First we shall observe the ones who serve faithfully. They invest in His work by taking what they have been given and multiplying it. These are workers for Christ. They serve out of love and loyalty. They are working for the coming kingdom. In the coming kingdom they will be rewarded accordingly, and nothing will go unnoticed. Some will be able to do greater things than other, as we all have been given gifts by the Holy Spirit, and this is noted in the parable of the talents, which is not this parable. Here the servants are given the same amount, not differing amounts. Each was given about 3 months wages, and the message becomes very clear, that all will be rewarded who invest in the Kingdom and it's glory. Since we all have the same starting point (which seems to be representing the gospel - we all have the same message) to what measure you invest will be the measure in which you are rewarded.
Secondly there will those who do nothing with what they have been entrusted with. They will not be judged as the rebells, but they are not rewarded on par with those who invested in the kingdom. What they have is taken and given to another. To him that has it shall be given, and to those who have not, what they have is taken and given to him that has (Luke 19:26).

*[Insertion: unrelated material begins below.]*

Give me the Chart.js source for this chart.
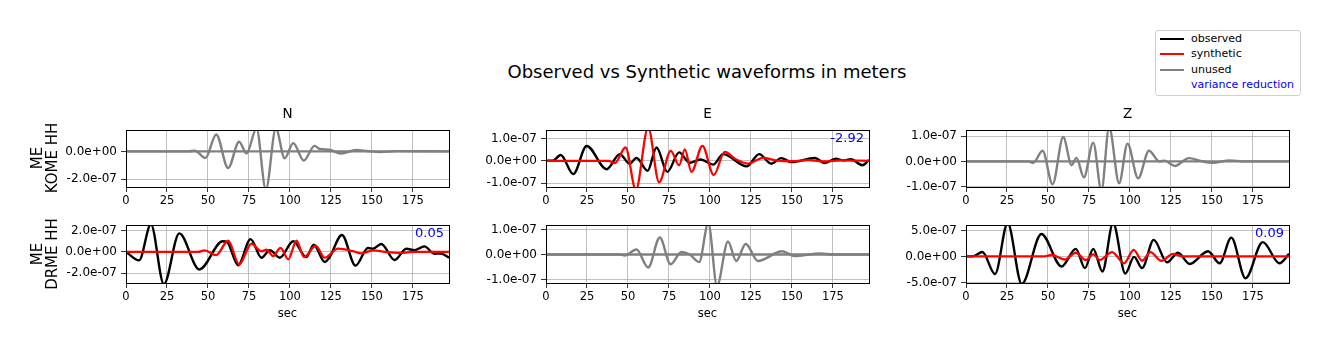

Thirdly, those who rejected the King will be judged by Him. These are they who reject Christ. Let us warn people faithfully that regardless of what the world wants or says, Christ is coming and He will be King. Though this is the hope and joy of Christians, the world fiercely fights against the idea of His rule. This should not surprise us though, for this is the nature of sinners to rebells against a holy God. How sad for someone to be on the wrong side of this kingdom. May we earn rewards by serving faithfully and spreading the good news of the gospel. Let us serve from the heart, for that is proper motivation. Let us serve for reward, for that is expecting motivation, but let us also serve out of necessity, for people are lost and need Christ. How much hate must be in a persons heart to know about Jesus and mot share Him.